11 Top Key Performance Indicators (KPIs) of Successful Firms
KPI #1 – UTILIZATION
Determining the utilization rate of employees in a firm is a fundamental measurement that has powerful effects on how a business is run. It is defined as the amount of an employee's available time that's used for productive, billable work, (i.e., direct project work). It is always expressed as a percentage of the total available time, such that a utilization rate of 100 percent means that all hours are billable, and zero percent means that no hours are billed to a client.
Utilization is defined as the amount of an employee's available time that's used for productive, billable work, expressed as a percentage.
The first way to look at utilization is to apply it to individual employees. If we assume a 40-hour work week and look at it for 52 weeks, then the total annual available time for an employee can be presumed to be 2,544 hours. Most firms offer paid time off (PTO) such as vacation, holidays, sick time, etc. which is obviously not billable, but still paid to the employee. If an employee has fifteen days or 120 hours of PTO in a year then they only have the potential of 2,089 hours or about 90 percent of their time actually available for direct billing (assuming no overtime). Further, if the employee charges time to non-billable things such as office meetings, professional development, etc., then the number of direct hours is further decreased by these indirect activities. If that amounted to around 100 hours for the year (two hours per week) then the 90 percent utilization rate in our example would decrease to around 89 percent. In general terms, that is considered a pretty good individual utilization rate.

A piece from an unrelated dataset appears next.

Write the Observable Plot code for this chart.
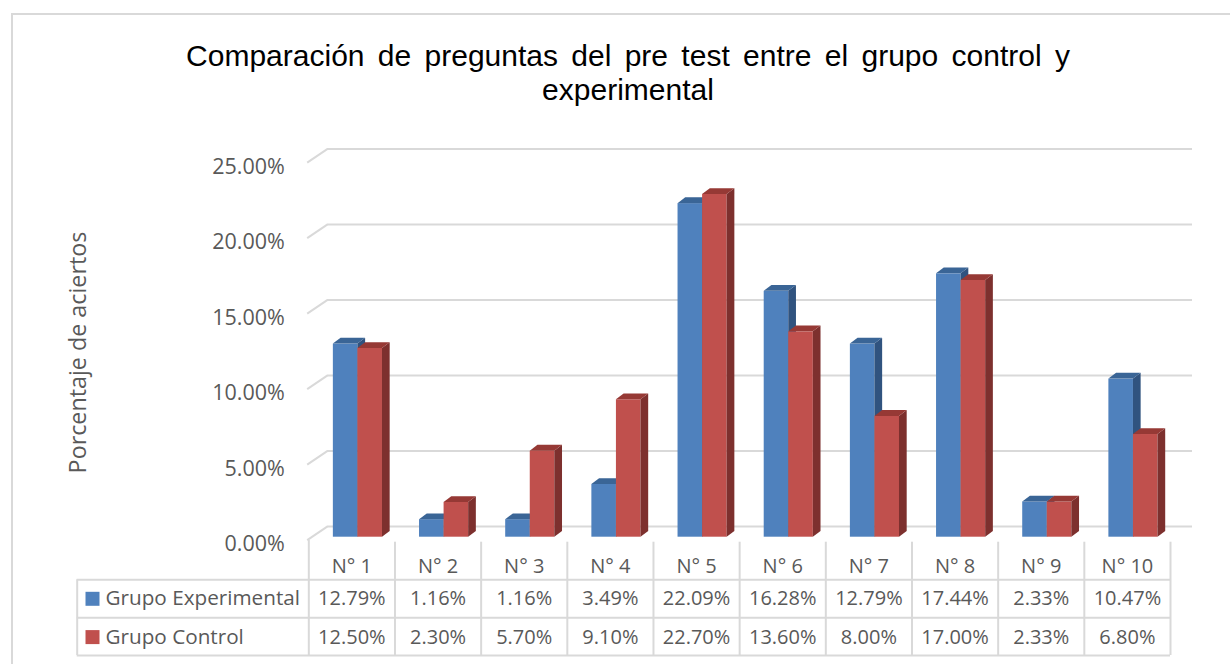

Not all employees should be expected to have the same utilization rate since not all employees may have the same amount of paid time off. Further, some employees have greater responsibilities that aren’t billable associated with marketing, office administration, or management for example. Optimal utilization rates need to account for each employee’s necessary or expected non-billable time. Setting realistic utilization rates influences resource management since they help in forecasting true available time for projects and resource optimization.
Another way to look at utilization rate is for a group of employees, such as a project team or studio group. When using proper time tracking software, it’s possible to see not only who spent time on billable work and how much, but how much time within the group was allocated to non-billable, indirect time. Tracking the utilization rate of a group of employees this way is helpful in a variety of ways including the calculation of a billing rate to the client.
Utilization rates can also be looked at on the project level. When this KPI is used to look at every hour that is spent working on a project, it differentiates between those that were billable and those, which for whatever reason, were not justifiably billable. Ideally, close to 100 percent of the direct time is billable, but if the hours exceed the budgeted fee or if additional administrative time is needed, then those hours necessarily become indirect expenses. This illustrates the reason why this KPI is such an important metric since it measures the billing efficiency. Most architects appreciate the benefits of efficiency when it comes to building and construction. In the same way, managing a firm and projects that are likewise efficient should always be a goal.
It’s important to remember that the best way to monitor and respond to utilization rates is in real time which means time reporting must be efficient. Manual analyses waste time and delay understanding since they require gathering information from various sources and compiling it into a report. If this is the case, by the time the information is known, it’s generally too late to do anything about it. Computerized time sheets can overcome this.
KPI #2 – REALIZATION
Just because an employee is highly utilized doesn’t necessarily mean that profitability is assured. To determine that, the KPI of actual dollar realization is needed. A Realization rate is calculable not as a percentage, like Utilization, but as currency. It’s the actual invoiced value of every hour that was worked by an employee on a project. In other words, it takes Utilization from a percentage and translates it into the value of an employee on an hourly basis.
Realization is the notion that revenue can only be recognized once the services have been delivered and earned. Learn more about the difference between utilization and realization rate.
Realization is important because on certain projects - or even on certain phases of certain projects - an employee may not be billing out fully for their hourly services. This might be because the project is part of a fixed fee arrangement based on the percentage of completion during the invoice period. In those situations, the hours worked don’t directly correlate into revenue based on hourly rates. In other cases, people are being utilized but the manager isn’t justified in billing for all the hours worked during that period for any variety of reasons. Good management software understands these types of situations and can still report out the revenue earned and adjust it on an hourly basis.
Understanding what causes Realization is critical to the health of a firm. It could be that a project is poorly managed, such as when a manager doesn’t give an employee sufficient information, but they proceed to do the work and then discover it needs to be redone. Alternatively, an employee may not be competent in the work being asked of them and it takes a lot longer to complete it. In this case the manager needs to write off some of those hours or if it is limited by a fixed fee, it gets written down by default.
All this feeds into fee negotiation at the outset of a project. A principal who negotiates a contract may not allocate enough fee to allow the team to properly execute the work. Conversely, the Realization rate could show up as very high because the principal may have negotiated fees for the projects that are more than sufficient to execute the work. Hence, this particular KPI is directly tied to negotiating skills at the outset as well as the effective management and competency of the project team.